北海道中南部にある白老町は、アイヌ民族の文化に触れられる「ウポポイ(民族共生象徴空間)」が2020年に開業し、2022年1月には星野リゾートの「界ポロト」がオープンするなど、ここ数年注目されているエリア。
美しいポロト湖など豊かな自然を旅する際に、ぜひ立ち寄って欲しいスポットを紹介します。
炊いたお米が入った「アズキブレッド」が大ヒット
■ブーランジェリー ニシオ
白老町の閑静な住宅街にある「ブーランジェリー ニシオ」は、土日ともなると遠方から多くの客が訪れ、午前中にほぼ売り切れになることもあるという人気のベーカリー。
オープンは2013年で、開店当初からクチコミで広がっていったのが「アズキブレッド」。米粉ではなく、炊いた米を生地に用いた食パンで、ほどよいモチモチ感が幅広い世代から愛されている。

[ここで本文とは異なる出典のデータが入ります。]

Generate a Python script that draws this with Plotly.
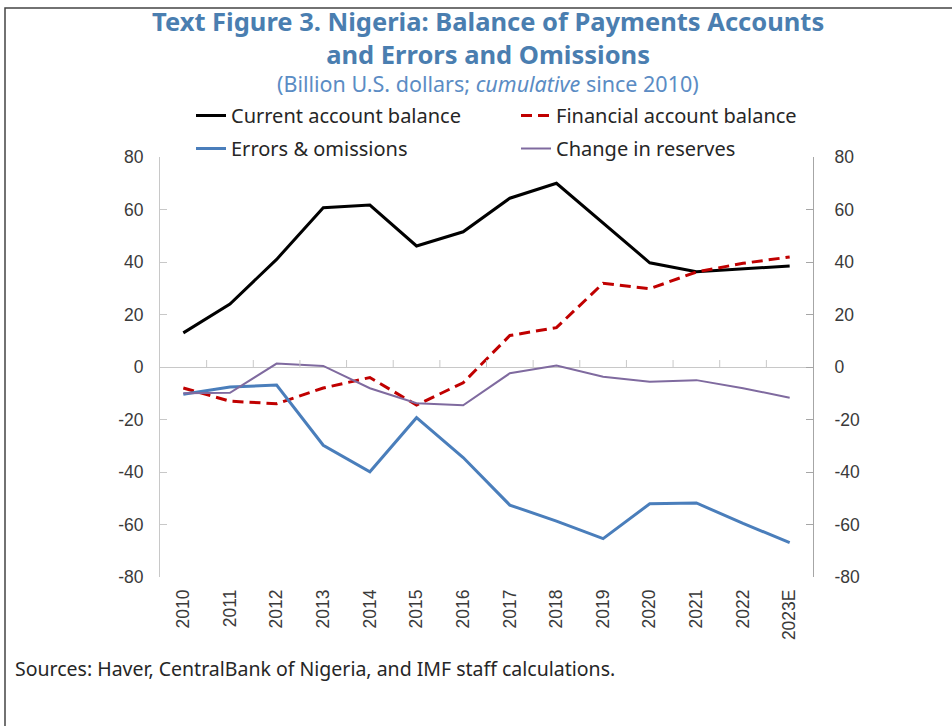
import plotly.graph_objects as go

# Cumulative balance of payments components since 2010 (billion U.S. dollars)
years = ["2010", "2011", "2012", "2013", "2014", "2015", "2016",
         "2017", "2018", "2019", "2020", "2021", "2022", "2023E"]
current_account = [13, 24, 41, 60.7, 61.7, 46.1, 51.5, 64.3, 70, 55, 39.7, 36.3, 37.5, 38.5]
financial_account = [-8, -13, -14, -8, -4, -14.5, -6, 12, 15, 31.9, 29.8, 36.2, 39.5, 41.9]
errors_omissions = [-10.4, -7.6, -6.9, -29.8, -39.9, -19.3, -34.5, -52.6, -58.7, -65.4, -52.1, -51.8, -59.6, -66.9]
change_in_reserves = [-10, -9.8, 1.3, 0.4, -8.1, -13.8, -14.6, -2.4, 0.6, -3.7, -5.6, -5, -8.1, -11.7]

y_ticks = [-80, -60, -40, -20, 0, 20, 40, 60, 80]

W, H = 952, 726
ML, MR, MT, MB = 160, 139, 157, 149
PW, PH = W - ML - MR, H - MT - MB


def px_x(p):
    return (p - ML) / PW


def px_y(p):
    return (H - MB - p) / PH


TEXT = "#262626"
TICK_FONT = dict(family="Liberation Sans, Arial, sans-serif", size=17.5, color="#3a3a3a")
LEG_FONT = dict(family="Noto Sans, sans-serif", size=20, color=TEXT)

fig = go.Figure()

# (name, values, line style, legend column, y axis)
series = [
    ("Current account balance", current_account, dict(color="#000000", width=3), "legend", "y"),
    ("Financial account balance", financial_account, dict(color="#C00000", width=3, dash="11px,6px"), "legend2", "y"),
    ("Errors & omissions", errors_omissions, dict(color="#4A7EBB", width=3), "legend", "y"),
    ("Change in reserves", change_in_reserves, dict(color="#7F6A9F", width=2), "legend2", "y2"),
]
for k, (name, vals, line, leg, yax) in enumerate(series):
    fig.add_trace(go.Scatter(
        x=years, y=vals, name=name, mode="lines", line=line, yaxis=yax,
        legend=leg, legendgroup=f"g{k}", hoverinfo="x+y+name",
    ))

# Small tick marks on the zero line, between categories
for i in range(len(years) - 1):
    fig.add_shape(
        type="line", xref="x", yref="y", x0=i + 0.5, x1=i + 0.5,
        ysizemode="pixel", yanchor=0, y0=0, y1=7,
        line=dict(color="#c8c8c8", width=1),
    )

# Outer frame
fig.add_shape(
    type="rect", xref="paper", yref="paper",
    x0=px_x(5), x1=px_x(970), y0=px_y(745), y1=px_y(8),
    line=dict(color="#444444", width=1.5), fillcolor="rgba(0,0,0,0)", layer="below",
)

title_font = dict(family="Noto Sans, sans-serif", size=25.5, color="#4A7EB0")
fig.add_annotation(
    text="<b>Text Figure 3. Nigeria: Balance of Payments Accounts</b><br>"
         "<b>and Errors and Omissions</b>",
    xref="paper", yref="paper", x=px_x(488), y=px_y(38),
    xanchor="center", yanchor="middle", align="center", showarrow=False, font=title_font,
)
fig.add_annotation(text="(Billion U.S. dollars; <i>cumulative</i> since 2010)",
                   xref="paper", yref="paper", x=px_x(488), y=px_y(84),
                   xanchor="center", yanchor="middle", showarrow=False,
                   font=dict(family="Noto Sans, sans-serif", size=21.5, color="#5B8CC4"))
fig.add_annotation(text="Sources: Haver, CentralBank of Nigeria, and IMF staff calculations.",
                   xref="paper", yref="paper", x=px_x(13), y=px_y(668),
                   xanchor="left", yanchor="middle", showarrow=False,
                   font=dict(family="Noto Sans, sans-serif", size=19.5, color=TEXT))

legend_common = dict(
    xref="container", yref="container", xanchor="left", yanchor="top",
    orientation="v", font=LEG_FONT, bgcolor="rgba(0,0,0,0)",
    tracegroupgap=4, itemclick=False, itemdoubleclick=False,
)

yaxis_common = dict(
    range=[-80, 80], tickvals=y_ticks, ticktext=[str(v) for v in y_ticks],
    showgrid=False, showline=True, ticks="inside", ticklen=7,
    tickfont=TICK_FONT, fixedrange=True,
)

fig.update_layout(
    width=W, height=H,
    margin=dict(l=ML, r=MR, t=MT, b=MB, autoexpand=False),
    paper_bgcolor="white", plot_bgcolor="white",
    showlegend=True,
    legend=dict(x=191 / W, y=1 - 96 / H, **legend_common),
    legend2=dict(x=516 / W, y=1 - 96 / H, **legend_common),
    xaxis=dict(
        type="category", categoryorder="array", categoryarray=years,
        range=[-0.5, len(years) - 0.5], showgrid=False, showline=False,
        zeroline=False, ticks="", tickangle=-90, tickfont=TICK_FONT,
        ticklabelstandoff=8, fixedrange=True,
    ),
    yaxis=dict(
        linecolor="#c8c8c8", tickcolor="#c8c8c8",
        zeroline=True, zerolinecolor="#c8c8c8", zerolinewidth=1,
        ticklabelstandoff=12, **yaxis_common,
    ),
    yaxis2=dict(
        overlaying="y", side="right", anchor="x",
        linecolor="#a6a6a6", tickcolor="#a6a6a6", zeroline=False,
        ticklabelstandoff=17, **yaxis_common,
    ),
)

fig.write_html("out.html")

「こんなに多くの方々に気に入っていただけたとは、正直驚きました(笑)。もともと僕が米粉の匂いが苦手だったこともあり、自分の地元の厚真町の米をジャーで炊いて生地に練り込んでみたら美味しく出来上がったんです。あずきは十勝産、小麦は北海道のものを使っているので“まるごと北海道“と僕らの間では呼んでいる、今も変わらずの人気商品です」と、店主の西尾圭史さん。
ハード系のパンの美味しさを広めたかった
西尾さんはベーカリーをオープンする前は障がい者福祉施設で働いていた。
「新卒で入社後、配属されたのがパン製造部門でした。施設内に工場があり、そこで初めてパン作りに携わったんです。実をいうと最初は嫌で嫌で(笑)。もともとは障がい者の方のサポートをしたいと思い入社したので、希望と違う部署で残念な気持ちもありました」
ところが次第にパン作りの面白さに目覚め専門書で勉強するほか、東京や京都などの人気ベーカリーに足を運んで味を確かめ、研鑽を積み工場長を任されるまでになる。
「施設ではコッペパンや食パンなど簡単なものが多かったので、もっといろいろなパンを作ってみたいと思い独立することにしたんです」
店の場所は妻の実家がある白老町の住宅街。アクセス便利な駅前ではなくあえて静かな所を選んだのはーー。
「ヨーロッパに行くと田舎の外れに美味しい店がポツンとあったりしますよね。そんな店にしたかった。地域に溶け込むベーカリーを目指しました」
開店当初からアズキパンのヒットでお客さんが多く訪れていたものの、西尾さんは、ハード系のパンの魅力を伝えたいという思いがあった。
「この地域は高齢者の方が多いので、ハード系は難しいかなと思っていたのですが、やっぱり食べてほしくて試行錯誤しました」
ハード系の代表といえばバゲット。西尾さんは酵母を使わずに冷蔵庫でじっくり熟成させ発酵させていく手法を取っている。
「イースト菌を使うと、いわゆる加工品のような匂いが邪魔をして穀物の味わいを遮ってしまうんです。うちの場合は粉の風味豊かなフランス産と道内産のものをブレンドして生地を作り、小麦の味がしっかりするバゲットに仕上げています。発売当初は苦労もありましたが、今では地元のおじいちゃんが自転車で買いに来てくれます」
実際に食べてみると、噛めば噛むほど香ばしい風味が広がり豊かな気持ちにさせてくれる。
出来上がるまでは時間も手間もかかるバゲットだが「もう一度、あそこのパンが食べたいとお客さんが思ってほしい」という気持ちが西尾さんのエネルギーとなっていた。